[Start]

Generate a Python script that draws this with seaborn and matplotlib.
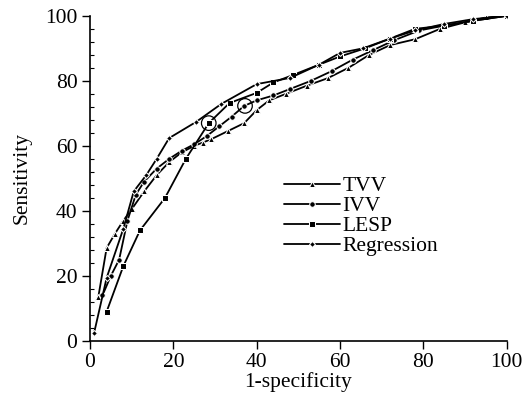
import numpy as np
import pandas as pd
import seaborn as sns
import matplotlib.pyplot as plt
from matplotlib.ticker import MultipleLocator

# ROC curves (1-specificity, sensitivity)
tvv_x = [2, 4, 6, 8, 10, 13, 16, 19, 22, 25, 27, 29, 33, 37, 40, 43, 47, 52, 57, 62, 67, 72, 78, 84, 90, 95, 100]
tvv_y = [13.5, 28.6, 33, 37, 40.5, 46, 51, 55, 58, 60, 61, 62, 64.5, 67, 71, 74, 76, 78.5, 80.8, 84, 88, 91, 92.8, 96, 98, 99.5, 100]

ivv_x = [3, 5, 7, 9, 11, 13, 16, 19, 22, 25, 28, 31, 34, 37, 40, 44, 48, 53, 58, 63, 68, 73, 79, 85, 92, 100]
ivv_y = [14, 20, 25, 37, 45, 49, 53, 56, 58.5, 60.5, 63, 66, 69, 72.3, 74, 75.5, 77.5, 80, 83, 86.5, 89.5, 92.5, 95.5, 97, 98.5, 100]

lesp_x = [4, 8, 12, 18, 23, 28.5, 33.5, 40, 44, 48.7, 55, 60, 66, 72, 78, 85, 92, 100]
lesp_y = [9, 23, 34, 44, 56, 67, 73.2, 76.3, 79.5, 81.8, 85, 87.5, 90, 93, 96, 97, 98.5, 100]

reg_x = [1, 4, 8, 10.5, 13.5, 16, 19, 25.5, 31.5, 40, 48, 55, 60, 65.5, 72, 78, 85, 92, 100]
reg_y = [2.5, 19.4, 34.5, 46, 51, 56, 62.4, 67.4, 72.9, 79, 80.9, 85, 88.6, 90, 93, 95.5, 97.5, 99, 100]

# highlighted cut-off points (open circles)
cut_x = [28.5, 37.2]
cut_y = [67, 72.3]

names = ['TVV', 'IVV', 'LESP', 'Regression']

frames = []
for name, xs, ys in zip(names, [tvv_x, ivv_x, lesp_x, reg_x], [tvv_y, ivv_y, lesp_y, reg_y]):
    frames.append(pd.DataFrame({'x': xs, 'y': ys, 'test': name}))
df = pd.concat(frames, ignore_index=True)

sns.set_style('ticks')
plt.rcParams['font.family'] = ['Liberation Serif', 'DejaVu Serif']
plt.rcParams['text.color'] = 'black'
plt.rcParams['axes.labelcolor'] = 'black'
fs = 15.5

fig = plt.figure(figsize=(5.23, 3.96), dpi=100)
ax = fig.add_axes([0.172, 0.139, 0.797, 0.821])

sns.lineplot(data=df, x='x', y='y', hue='test', style='test', hue_order=names,
             style_order=names, palette=['black'] * 4, dashes=False,
             markers={'TVV': '^', 'IVV': 'o', 'LESP': 's', 'Regression': 'D'},
             markersize=4, linewidth=1.3, sort=False, ax=ax, estimator=None)
for line in ax.lines:
    if line.get_marker() == 'D':
        line.set_markersize(3)

ax.scatter(cut_x, cut_y, s=110, facecolors='none', edgecolors='black', linewidths=0.9, zorder=5)

ax.set_xlim(0, 100)
ax.set_ylim(0, 100)
ax.set_xticks(range(0, 101, 20))
ax.set_yticks(range(0, 101, 20))
ax.yaxis.set_minor_locator(MultipleLocator(4))
ax.tick_params(axis='both', which='major', direction='out', length=6, width=1,
               labelsize=fs, colors='black', labelcolor='black', pad=3)
ax.tick_params(axis='y', which='minor', direction='in', length=3, width=0.8, colors='black')
sns.despine(ax=ax)
for s in ['left', 'bottom']:
    ax.spines[s].set_linewidth(1.2)
    ax.spines[s].set_color('black')

ax.set_xlabel('1-specificity', fontsize=fs, labelpad=0, color='black')
ax.set_ylabel('Sensitivity', fontsize=fs, labelpad=10, color='black')

leg = ax.legend(loc='upper left', bbox_to_anchor=(0.44, 0.54), frameon=False, fontsize=fs,
                handlelength=2.6, handletextpad=0.1, labelspacing=0.0, borderpad=0)
for h in leg.legend_handles:
    h.set_color('black')
for t in leg.get_texts():
    t.set_color('black')

fig.savefig('out.png', dpi=100)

[End]

[Your task]
Restate only the lines running from the start of the material above through the line containing "from matplotlib.ticker import MultipleLocator", ends included. No pictures.

[Reply to the task]
Generate a Python script that draws this with seaborn and matplotlib.
import numpy as np
import pandas as pd
import seaborn as sns
import matplotlib.pyplot as plt
from matplotlib.ticker import MultipleLocator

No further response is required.